The sentient magic carpet from ‘Aladdin’ might have a new competitor. While it can’t fly or speak, a new tactile sensing carpet from MIT’s Computer Science and Artificial Intelligence Laboratory (CSAIL) can estimate human poses without using cameras, in a step towards improving self-powered personalized healthcare, smart homes, and gaming.
Many of our daily activities involve physical contact with the ground: walking, exercising, or resting. These embedded interactions contain a wealth of information that help us better understand people’s movements.
Previous research has leveraged use of single RGB cameras, (think Microsoft Kinect), wearable omnidirectional cameras, and even plain old off the shelf webcams, but with the inevitable byproducts of camera occlusions and privacy concerns.
The CSAIL team’s system only used cameras to create the dataset the system was trained on, and only captured the moment of the person performing the activity. To infer the 3D pose, a person would simply have to get on the carpet, perform an action, and then the team’s deep neural network, using just the tactile information, could determine if the person was doing sit-ups, stretching, or doing another action.
The carpet itself, which is low cost and scalable, was made of commercial, pressure-sensitive film and conductive thread, with over nine thousand sensors spanning thirty six by two feet. (Most living room rug sizes are eight by ten or nine by twelve.)
Each of the sensors on the carpet convert the human’s pressure into an electrical signal, through the physical contact between people’s feet, limbs, torso, and the carpet. The system was specifically trained on synchronized tactile and visual data, such as a video and corresponding heatmap of someone doing a pushup.
The model takes the pose extracted from the visual data as the ground truth, uses the tactile data as input, and finally outputs the 3D human pose.

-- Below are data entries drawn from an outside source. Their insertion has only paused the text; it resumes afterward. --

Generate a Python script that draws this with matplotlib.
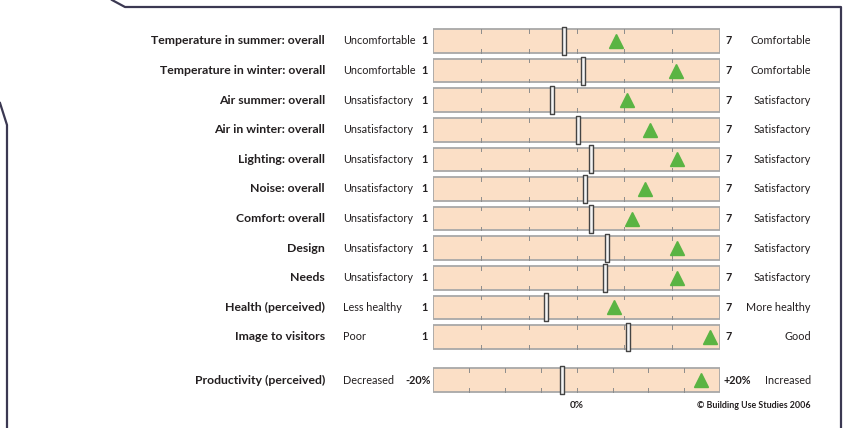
import numpy as np
import matplotlib.pyplot as plt
from matplotlib.lines import Line2D
from matplotlib.path import Path
import matplotlib.transforms as mtransforms

# data
rows = ["Temperature in summer: overall", "Temperature in winter: overall",
        "Air summer: overall", "Air in winter: overall", "Lighting: overall",
        "Noise: overall", "Comfort: overall", "Design", "Needs",
        "Health (perceived)", "Image to visitors"]
low_labels = ["Uncomfortable", "Uncomfortable", "Unsatisfactory", "Unsatisfactory",
              "Unsatisfactory", "Unsatisfactory", "Unsatisfactory", "Unsatisfactory",
              "Unsatisfactory", "Less healthy", "Poor"]
high_labels = ["Comfortable", "Comfortable", "Satisfactory", "Satisfactory",
               "Satisfactory", "Satisfactory", "Satisfactory", "Satisfactory",
               "Satisfactory", "More healthy", "Good"]
benchmark = [3.74, 4.13, 3.49, 4.03, 4.30, 4.17, 4.30, 4.63, 4.59, 3.36, 5.08]
score = [4.82, 6.08, 5.05, 5.53, 6.10, 5.42, 5.16, 6.10, 6.10, 4.77, 6.79]

prod_label = "Productivity (perceived)"
prod_benchmark = -2.0
prod_score = 17.4

W, H = 845, 428
fig = plt.figure(figsize=(W / 100, H / 100), dpi=100)
fig.patch.set_facecolor("white")
plt.rcParams['font.family'] = ['Lato', 'DejaVu Sans']

bar_fill = "#fbdfc6"
bar_edge = "#a8a8a8"
tick_col = "#8c8c8c"
green = "#5ab443"
txt = "#231f20"
fs_bold = 8.8
fs = 7.8

# vertical bar marker for the benchmark
rect = Path([(-0.16, -1), (0.16, -1), (0.16, 1), (-0.16, 1), (-0.16, -1)],
            [Path.MOVETO, Path.LINETO, Path.LINETO, Path.LINETO, Path.CLOSEPOLY])

x0, x1 = 433.5, 720.0
row_top, row_step = 26.2, 29.6
n = len(rows)

ax = fig.add_axes([x0 / W, 1 - (row_top + n * row_step) / H, (x1 - x0) / W, n * row_step / H])
ax.set_xlim(1, 7)
ax.set_ylim(n - 0.5, -0.5)
ax.axis("off")

bh = 0.8
for i in range(n):
    ax.barh(i, 6, left=1, height=bh, color=bar_fill, edgecolor=bar_edge, linewidth=1.3)
    for t in range(2, 7):
        ax.plot([t, t], [i - bh / 2, i - bh / 2 + 0.12], color=tick_col, lw=0.7)
        ax.plot([t, t], [i + bh / 2, i + bh / 2 - 0.12], color=tick_col, lw=0.7)
ax.plot(benchmark, range(n), linestyle="none", marker=rect, markersize=19.5,
        markerfacecolor="#f4f4f4", markeredgecolor="#444444", markeredgewidth=1.0, clip_on=False)
ax.plot(score, range(n), linestyle="none", marker="^", markersize=10.5,
        color=green, clip_on=False)

tr = mtransforms.blended_transform_factory(fig.transFigure, ax.transData)
for i in range(n):
    ax.text(325 / W, i, rows[i], transform=tr, ha="right", va="center",
            fontsize=fs_bold, fontweight="bold", color=txt)
    ax.text(343 / W, i, low_labels[i], transform=tr, ha="left", va="center",
            fontsize=fs, color=txt)
    ax.text(428 / W, i, "1", transform=tr, ha="right", va="center",
            fontsize=fs, color=txt, fontweight="bold")
    ax.text(726 / W, i, "7", transform=tr, ha="left", va="center",
            fontsize=fs, color=txt, fontweight="bold")
    ax.text(811 / W, i, high_labels[i], transform=tr, ha="right", va="center",
            fontsize=fs, color=txt)

# productivity row, its own -20..+20 scale
py = 380
ax2 = fig.add_axes([x0 / W, 1 - (py + row_step / 2) / H, (x1 - x0) / W, row_step / H])
ax2.set_xlim(-20, 20)
ax2.set_ylim(0.5, -0.5)
ax2.axis("off")
ax2.barh(0, 40, left=-20, height=bh, color=bar_fill, edgecolor=bar_edge, linewidth=1.3)
for t in range(-15, 20, 5):
    ax2.plot([t, t], [-bh / 2, -bh / 2 + 0.12], color=tick_col, lw=0.7)
    ax2.plot([t, t], [bh / 2, bh / 2 - 0.12], color=tick_col, lw=0.7)
ax2.plot([prod_benchmark], [0], linestyle="none", marker=rect, markersize=19.5,
         markerfacecolor="#f4f4f4", markeredgecolor="#444444", markeredgewidth=1.0, clip_on=False)
ax2.plot([prod_score], [0], linestyle="none", marker="^", markersize=10.5,
         color=green, clip_on=False)

tr2 = mtransforms.blended_transform_factory(fig.transFigure, ax2.transData)
ax2.text(325 / W, 0, prod_label, transform=tr2, ha="right", va="center",
         fontsize=fs_bold, fontweight="bold", color=txt)
ax2.text(343 / W, 0, "Decreased", transform=tr2, ha="left", va="center", fontsize=fs, color=txt)
ax2.text(431 / W, 0, "-20%", transform=tr2, ha="right", va="center", fontsize=fs,
         color=txt, fontweight="bold")
ax2.text(724 / W, 0, "+20%", transform=tr2, ha="left", va="center", fontsize=fs,
         color=txt, fontweight="bold")
ax2.text(811 / W, 0, "Increased", transform=tr2, ha="right", va="center", fontsize=fs, color=txt)

fig.text(577 / W, 1 - 405 / H, "0%", ha="center", va="center", fontsize=7.2,
         fontweight="bold", color=txt)
fig.text(811 / W, 1 - 405 / H, "\u00a9 Building Use Studies 2006", ha="right", va="center",
         fontsize=6.4, fontweight="bold", color=txt)

# the frame around the panel
frame = "#3b3852"
fig.add_artist(Line2D(np.array([112, 125, 841, 841]) / W, 1 - np.array([0, 7, 7, 428]) / H,
                      transform=fig.transFigure, color=frame, lw=1.6))
fig.add_artist(Line2D(np.array([0, 7, 7]) / W, 1 - np.array([103, 125, 428]) / H,
                      transform=fig.transFigure, color=frame, lw=1.6))

fig.savefig("out.png", dpi=100, facecolor="white")
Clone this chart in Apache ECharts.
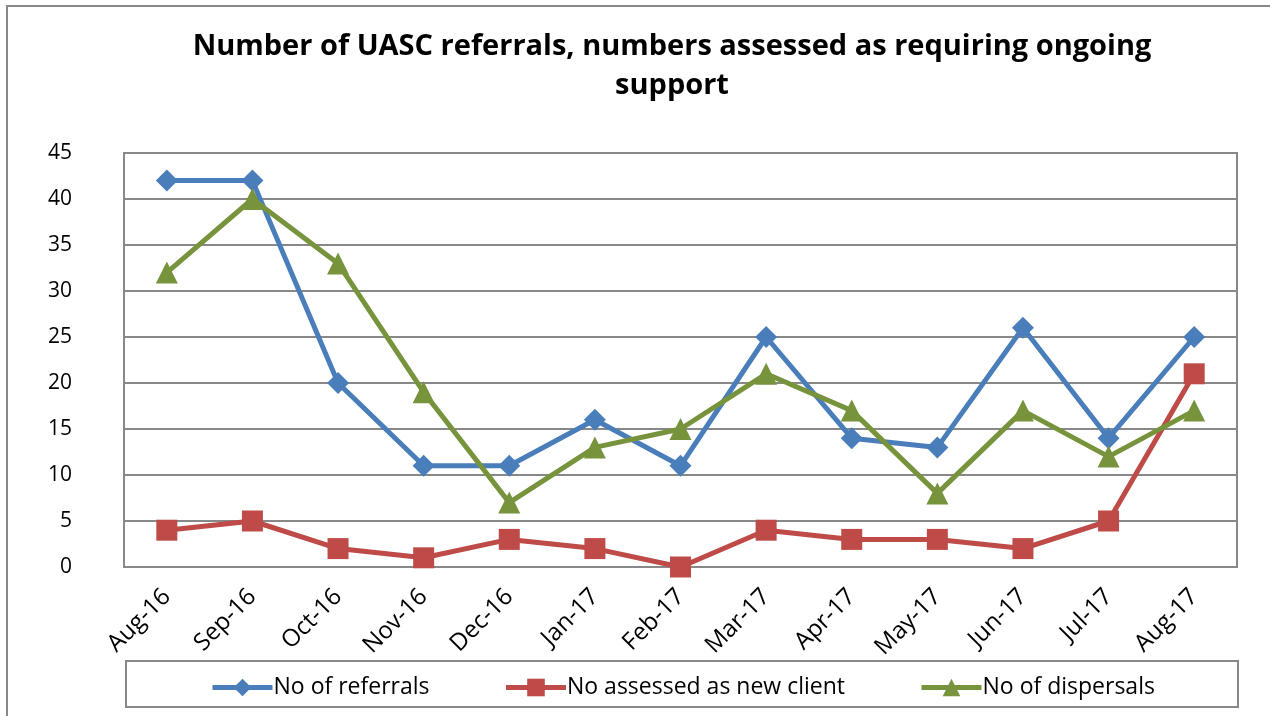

This might look something like, when, after stepping onto the carpet, and doing a set up of pushups, the system is able to produce an image or video of someone doing a push-up.

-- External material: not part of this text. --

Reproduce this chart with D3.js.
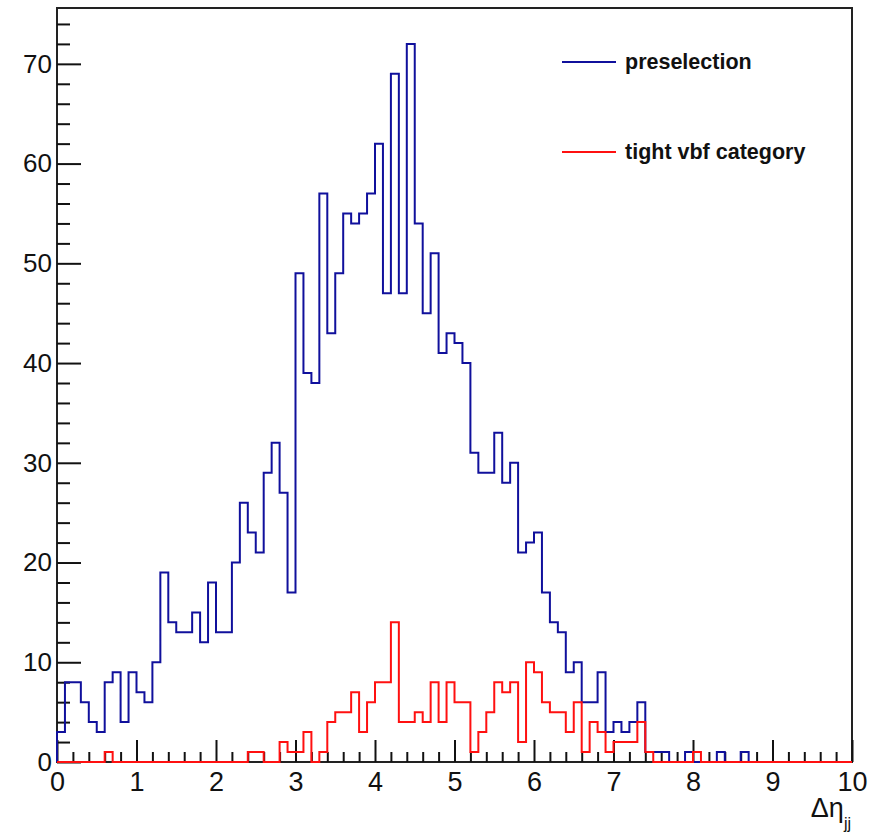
<!DOCTYPE html>
<html>
<head>
<meta charset="utf-8">
<script src="https://cdn.jsdelivr.net/npm/d3@7"></script>
<style>
  body { margin: 0; background: #fff; }
  svg { display: block; font-family: "Liberation Sans", Arial, Helvetica, sans-serif; }
</style>
</head>
<body>
<svg id="chart" width="886" height="840"></svg>
<script>
// Histogram binning (100 bins over 0..10)
const binLow = 0;
const binHigh = 10;
const nBins = 100;

// Entries per bin
const preselection = [
  3, 8, 8, 6, 4, 3, 8, 9, 4, 9,
  7, 6, 10, 19, 14, 13, 13, 15, 12, 18,
  13, 13, 20, 26, 23, 21, 29, 32, 27, 17,
  49, 39, 38, 57, 43, 49, 55, 54, 55, 57,
  62, 47, 69, 47, 72, 54, 45, 51, 41, 43,
  42, 40, 31, 29, 29, 33, 28, 30, 21, 22,
  23, 17, 14, 13, 9, 10, 6, 6, 9, 3,
  4, 3, 4, 6, 1, 1, 1, 0, 0, 1,
  0, 0, 0, 1, 0, 0, 1, 0, 0, 0,
  0, 0, 0, 0, 0, 0, 0, 0, 0, 0
];
const tightVbf = [
  0, 0, 0, 0, 0, 0, 1, 0, 0, 0,
  0, 0, 0, 0, 0, 0, 0, 0, 0, 0,
  0, 0, 0, 0, 1, 1, 0, 0, 2, 1,
  1, 3, 0, 1, 4, 5, 5, 7, 3, 6,
  8, 8, 14, 4, 4, 5, 4, 8, 4, 8,
  6, 6, 1, 3, 5, 8, 7, 8, 2, 10,
  9, 6, 5, 5, 3, 6, 1, 4, 3, 1,
  2, 2, 2, 4, 1, 0, 0, 0, 0, 0,
  1, 0, 0, 0, 0, 0, 0, 0, 0, 0,
  0, 0, 0, 0, 0, 0, 0, 0, 0, 0
];

const seriesNames = ['preselection', 'tight vbf category'];
const seriesColors = ['#10109c', '#ff1010'];
const xTicks = [0, 1, 2, 3, 4, 5, 6, 7, 8, 9, 10];
const yTicks = [0, 10, 20, 30, 40, 50, 60, 70];
const yMax = 75.6;

const svg = d3.select('#chart');

const margin = { top: 8, right: 34, bottom: 78, left: 57 };
const width = 886 - margin.left - margin.right;
const height = 840 - margin.top - margin.bottom;

const main = svg.append('g')
  .attr('transform', `translate(${margin.left},${margin.top})`);

// Scalers
const x = d3.scaleLinear().domain([binLow, binHigh]).range([0, width]);
const y = d3.scaleLinear().domain([0, yMax]).range([height, 0]);

// Frame
main.append('rect')
  .attr('x', 0).attr('y', 0)
  .attr('width', width).attr('height', height)
  .attr('fill', 'none')
  .attr('stroke', '#222')
  .attr('stroke-width', 2);

// Axes: major ticks with labels, minor ticks without
const xMinor = d3.range(0, 50).map(i => i * 0.2).filter(v => !xTicks.includes(Math.round(v * 10) / 10));
const yMinor = d3.range(0, 38).map(i => i * 2).filter(v => v % 10 !== 0 && v < yMax);

main.append('g')
  .attr('class', 'axis axis-x')
  .attr('transform', `translate(0,${height})`)
  .call(d3.axisBottom(x).tickValues(xTicks).tickSizeInner(-22).tickSizeOuter(0).tickPadding(10).tickFormat(d3.format('d')));

main.append('g')
  .attr('class', 'axis axis-x-minor')
  .attr('transform', `translate(0,${height})`)
  .call(d3.axisBottom(x).tickValues(xMinor).tickSizeInner(-10).tickSizeOuter(0).tickFormat(''));

main.append('g')
  .attr('class', 'axis axis-y')
  .call(d3.axisLeft(y).tickValues(yTicks).tickSizeInner(-24).tickSizeOuter(0).tickPadding(5).tickFormat(d3.format('d')));

main.append('g')
  .attr('class', 'axis axis-y-minor')
  .call(d3.axisLeft(y).tickValues(yMinor).tickSizeInner(-13).tickSizeOuter(0).tickFormat(''));

main.selectAll('.axis .domain').remove();
main.selectAll('.axis line').attr('stroke', '#111').attr('stroke-width', 2);
main.selectAll('.axis-x text')
  .attr('font-size', 27)
  .attr('font-family', '"Liberation Sans", Arial, sans-serif')
  .attr('fill', '#111');
main.selectAll('.axis-y text')
  .attr('font-size', 26)
  .attr('font-family', '"Liberation Sans", Arial, sans-serif')
  .attr('fill', '#111');

// Histogram outlines
const binWidth = (binHigh - binLow) / nBins;
const stepPoints = values => {
  const pts = [[binLow, 0]];
  values.forEach((v, i) => {
    pts.push([binLow + i * binWidth, v]);
    pts.push([binLow + (i + 1) * binWidth, v]);
  });
  pts.push([binHigh, 0]);
  return pts;
};

const line = d3.line()
  .x(d => x(d[0]))
  .y(d => y(d[1]));

[preselection, tightVbf].forEach((values, k) => {
  main.append('path')
    .attr('class', 'hist')
    .attr('d', line(stepPoints(values)))
    .attr('fill', 'none')
    .attr('stroke', seriesColors[k])
    .attr('stroke-width', 2)
    .attr('stroke-linejoin', 'miter');
});

// Legend
const legend = svg.append('g').attr('class', 'legend');
const legendY = [62, 152];
seriesNames.forEach((name, k) => {
  legend.append('line')
    .attr('x1', 562).attr('x2', 616)
    .attr('y1', legendY[k]).attr('y2', legendY[k])
    .attr('stroke', seriesColors[k])
    .attr('stroke-width', 2);
  legend.append('text')
    .attr('x', 625)
    .attr('y', legendY[k])
    .attr('dy', '0.33em')
    .attr('font-size', 21.5)
    .attr('font-weight', 'bold')
    .attr('fill', '#111')
    .text(name);
});

// Axis title
const title = svg.append('text')
  .attr('x', 851)
  .attr('y', 817)
  .attr('text-anchor', 'end')
  .attr('fill', '#111')
  .attr('font-size', 27);
title.append('tspan').text('Δη');
title.append('tspan')
  .attr('font-size', 16)
  .attr('dy', 12)
  .text('jj');
</script>
</body>
</html>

In fact, the model was able to predict a person’s pose with an error margin (measured by the distance between predicted human body key points and ground truth key points) by less than ten centimeters. For classifying specific actions, the system was accurate 97 percent of the time.
Based solely on tactile information, it can recognize the activity, count the number of reps, and calculate the amount of burned calories.
Since much of the pressure distributions were prompted by movement of the lower body and torso, that information was more accurate than the upper body data. Also, the model was unable to predict poses without more explicit floor contact, like free-floating legs during sit-ups, or a twisted torso while standing up.
While the system can understand a single person, the scientists, down the line, want to improve the metrics for multiple users, where two people might be dancing or hugging on the carpet. They also hope to gain more information from the tactical signals, such as a person’s height or weight.